A Cabeça de Dolní Vestonice: O Retrato Pré-Histórico em Marfim de Mamute

A Cabeça de Dolní Vestonice: O Retrato Pré-Histórico em Marfim de Mamute

Os retratos, uma das formas mais antigas de capturar a essência humana, têm evoluído desde as inscrições em marfim até a fotografia digital moderna. Essa prática não só preserva a memória visual, mas também reflete o refinamento artístico do Homo sapiens. Entre as diversas representações, destaca-se um objeto que muitos consideram o retrato mais antigo do mundo: uma escultura em marfim de mamute, com apenas 4,8 centímetros de altura, descoberta na década de 1920 no sítio arqueológico de Dolní Vestonice, na República Tcheca.

Esse local é um importante vestígio da cultura Gravettense, que floresceu entre 28 mil e 22 mil anos atrás, durante o Paleolítico Superior. Os habitantes da era do gelo, conhecidos por sua arte refinada, também são lembrados pelas famosas “Vênus” paleolíticas, das quais essa escultura é um dos exemplos mais notáveis. As capacidades cognitivas e motoras desses ancestrais eram desenvolvidas, permitindo-lhes criar tecnologias avançadas de caça, as primeiras cerâmicas conhecidas e assentamentos complexos.

Datada em aproximadamente 26 mil anos, a cabeça esculpida de Dolní Vestonice, que se assemelha a uma pequena bola de gude, mede 4,8 centímetros de altura e 2,4 centímetros de largura. A escultura apresenta um retrato realista de um rosto feminino, com olhos gravados, queixo com covinhas, além de nariz e boca levemente levantados. O cabelo parece estar penteado para trás ou coberto por um chapéu, revelando um cuidado na representação.

Um aspecto fascinante dessa peça é que ela foi esculpida diretamente em marfim de mamute, um material raro, durável e relativamente macio, ideal para gravações e esculturas. A riqueza de detalhes encontrada na escultura sugere a utilização de técnicas sofisticadas de entalhe, o que a torna ainda mais especial dentro do contexto artístico da época. Esta escultura faz parte de um conjunto de representações femininas que possuíam significados importantes na cultura que a produziu.
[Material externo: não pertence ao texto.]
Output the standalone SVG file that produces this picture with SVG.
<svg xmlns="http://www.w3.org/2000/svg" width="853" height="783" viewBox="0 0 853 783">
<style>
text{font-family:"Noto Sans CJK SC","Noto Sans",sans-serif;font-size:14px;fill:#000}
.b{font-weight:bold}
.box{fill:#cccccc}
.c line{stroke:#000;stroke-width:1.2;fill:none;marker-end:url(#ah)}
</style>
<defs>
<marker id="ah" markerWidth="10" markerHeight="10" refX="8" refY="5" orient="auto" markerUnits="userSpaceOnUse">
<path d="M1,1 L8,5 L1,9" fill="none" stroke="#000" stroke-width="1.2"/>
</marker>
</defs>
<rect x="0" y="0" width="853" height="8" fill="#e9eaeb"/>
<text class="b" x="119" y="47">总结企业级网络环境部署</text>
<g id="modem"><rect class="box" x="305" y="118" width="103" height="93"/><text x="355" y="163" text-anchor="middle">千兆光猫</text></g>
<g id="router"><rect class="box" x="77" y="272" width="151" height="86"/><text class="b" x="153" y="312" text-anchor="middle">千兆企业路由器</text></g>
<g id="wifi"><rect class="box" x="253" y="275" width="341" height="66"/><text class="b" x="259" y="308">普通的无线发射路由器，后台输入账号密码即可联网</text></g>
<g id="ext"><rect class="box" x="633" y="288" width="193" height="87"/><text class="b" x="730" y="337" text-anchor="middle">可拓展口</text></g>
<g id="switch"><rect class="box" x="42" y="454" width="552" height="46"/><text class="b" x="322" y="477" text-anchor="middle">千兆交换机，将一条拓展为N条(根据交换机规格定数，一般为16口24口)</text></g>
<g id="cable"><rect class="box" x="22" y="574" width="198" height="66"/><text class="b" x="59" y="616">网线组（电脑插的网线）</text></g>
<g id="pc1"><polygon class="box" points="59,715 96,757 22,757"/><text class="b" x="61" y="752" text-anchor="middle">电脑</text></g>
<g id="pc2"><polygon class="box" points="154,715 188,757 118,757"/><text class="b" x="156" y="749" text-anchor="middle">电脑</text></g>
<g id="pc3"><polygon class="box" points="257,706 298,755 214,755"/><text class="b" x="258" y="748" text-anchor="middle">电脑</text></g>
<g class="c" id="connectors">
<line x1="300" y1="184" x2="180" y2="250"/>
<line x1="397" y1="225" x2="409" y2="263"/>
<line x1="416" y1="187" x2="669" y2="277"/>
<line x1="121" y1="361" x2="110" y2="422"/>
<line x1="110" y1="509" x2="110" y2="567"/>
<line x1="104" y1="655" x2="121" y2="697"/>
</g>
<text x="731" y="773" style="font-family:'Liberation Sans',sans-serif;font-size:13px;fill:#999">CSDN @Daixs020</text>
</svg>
O que torna essa obra verdadeiramente singular é a sua tentativa de capturar traços faciais específicos, indicando que pode ter sido feita para retratar uma pessoa real. Por essa razão, a pequena escultura se destaca na história da arte mundial como uma das primeiras representações individualizadas de um ser humano já descobertas.

A cultura gravettense, que estabeleceu seu acampamento em Dolní Vestonice, era composta por caçadores de mamutes e habitou a região durante o último período glacial, conhecido como Glaciação Würm, que é popularmente chamada de última grande era do gelo. O sítio arqueológico, muitas vezes apelidado de “Pompeia da Idade da Pedra”, revelou uma riqueza inestimável de artefatos, incluindo dezenas de milhares de cerâmicas, ferramentas de pedra e objetos de osso, além de numerosos enterros.

Em um dos funerais descobertos em 1949, arqueólogos encontraram o esqueleto de uma mulher. A reconstrução facial, realizada com técnicas forenses, revelou uma notável semelhança com a pequena escultura de marfim, sugerindo que ambas podem estar conectadas de alguma forma. A mulher, aparentando estar na meia-idade, foi sepultada com artefatos que indicam a complexidade e o significado das práticas funerárias daquela sociedade.